Ed è altro che ha a che fare anche con una narrazione sulla mancata corrispondenza tra le competenze possedute dalle persone e quelle richieste dal mondo del lavoro che lascia nella penombra dati e riflessioni senza considerare i quali difficilmente si potrà comprendere la portata di un fenomeno come quello del mismatch, così variegato, che trova specificità e diversità in base ai settori che si considerano, alle specializzazioni dei profili che si analizzano, alla qualificazione delle competenze che si indagano.
Secondo l’ultimo Rapporto ISTAT, nel 2023, tra gli occupati laureati, circa 2 milioni di persone (il 34% del totale) risultano sovraistruite rispetto all’occupazione che svolgono, con un’incidenza maggiore per quelli con meno di 50 anni. Tra i più giovani (25-34 anni), sono più frequentemente sovraistruiti gli stranieri (52,0% contro il 36,9% degli italiani) e le donne (39,8 % rispetto al 34,5% degli uomini). Tra il 2019 e il 2023, la quota dei sovraistruiti è cresciuta di 1,1 punti percentuali.
Si tratta del mismatch verticale, sottoistruzione o sovraistruzione. E se le cause possono essere rintracciate in una lenta risposta del sistema di istruzione e formazione alle esigenze del mercato del lavoro, ma anche in una scarsa capacità di assorbire risorse umane qualificate da parte di aziende o istituzioni, concentrarsi anche su questo secondo aspetto potrebbe evitarci di indirizzare discussioni, politiche e risorse verso traguardi non risolutivi del problema.
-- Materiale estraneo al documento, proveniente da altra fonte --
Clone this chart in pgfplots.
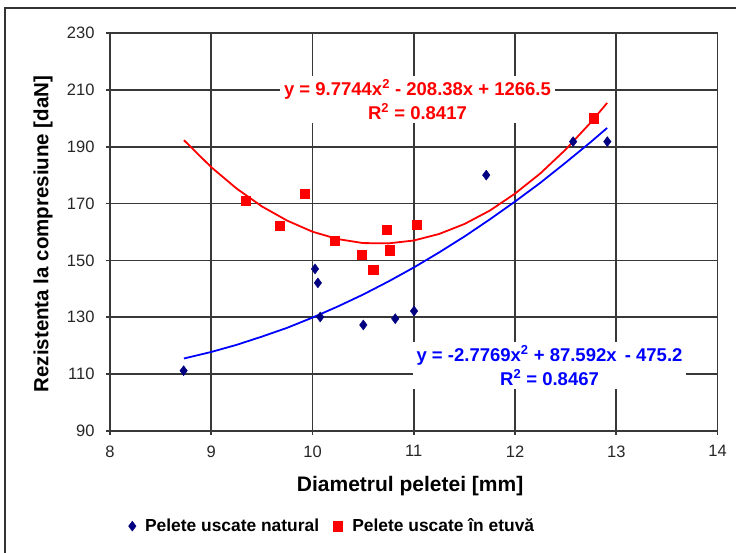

Una incapacità quella di assorbire qualifiche adeguate al livello di competenze da parte del nostro sistema produttivo così elevata nonostante un ritardo storico che accompagna il nostro sistema Paese: quello relativo al numero di laureati. Alla fine del 2023, secondo una rilevazione Eurostat, solo il 30,6% dei giovani di età compresa tra 25 e 34 anni è in possesso di un titolo accademico. Siamo terzultimi in Europa per tasso di laureati, solo Ungheria (29,4%) e Romania (22,5%) registrano tassi più bassi.
A ciò aggiungiamo un ulteriore elemento di riflessione: il dato sulla fuga dei cervelli. Secondo il rapporto ISTAT 2023, nel decennio 2011-2021 l’Italia ha perso 377 mila giovani formati in Italia. Un rapporto di Fondazione Nord Est in collaborazione con il network Tiuk (Talented Italians in the UK), che riunisce professionisti italiani nel Regno Unito, ha misurato che il dato effettivo sia tre volte tanto, vicino agli 1,2 milioni.
E sì, ha ragione il direttore Mattia Feltri quando sostiene che in un’Europa che si considera tale, non si dovrebbe nemmeno parlare più di fuga di cervelli. E, mi permetto di aggiungere, decidere di lavorare a Parigi o a Berlino e non in Italia non dovrebbe essere un dato rilevante, degno di nota ai fini di analisi sulla qualità del lavoro, per un’Unione Europea che si considera davvero Unione.
Ma, in questo campo, purtroppo, il dato resta di rilievo nel momento in cui per ogni giovane che arriva in Italia dai paesi avanzati, otto italiani vanno all’estero: lo studio dalla Fondazione Nord Est ci dice anche che, in tredici anni, dal 2011 al 2023, circa 550mila giovani italiani tra i 18 e 34 anni sono emigrati, per un valore stimato di 134 miliardi. Rispetto al resto d’Europa, in altre parole, l’Italia è all’ultimo posto per capacità di attrazione di giovani, accogliendo solo il 6% di europei, contro il 43% della Svizzera e il 32% della Spagna.
Quando parliamo di mismatch in Italia, quindi, parliamo senza dubbio della necessità di formare quanti più giovani alle professioni del futuro, che saranno inevitabilmente tecniche, tecnologiche, innovative, digitali. Ma in un Paese con un tessuto produttivo composto, al 98%, di piccole e medie imprese, anche piccolissime, che faticano a investire in ricerca, sviluppo, innovazione e digitalizzazione, che non hanno i presupposti per poter procedere autonomamente in quella direzione, risolvere il problema della mancata corrispondenza tra i posti vacanti delle imprese e i profili dei lavoratori spingendo sulle lauree Stem e verso profili altamente specializzati e tecnici intere generazioni potrebbe non essere l’unica soluzione.
E se è vero, come è vero, che il lavoro fa l’economia, in un Paese come quello che ci ritroviamo, sfruttare la forza delle piccole imprese, anche familiari, puntare sul loro potenziale di resistenza e sopravvivenza, di sviluppo e eccellenza, significa investire in reti, in filiere, in finanziamenti mirati e adeguatamente monitorati e valutati. Significa ragionare in prospettiva. E oggi nessuna strategia di crescita può prescindere da una capacità di programmazione di interventi, misure e servizi che siano realmente coordinati e integrati, dal lavoro allo sviluppo, dalla formazione all’innovazione.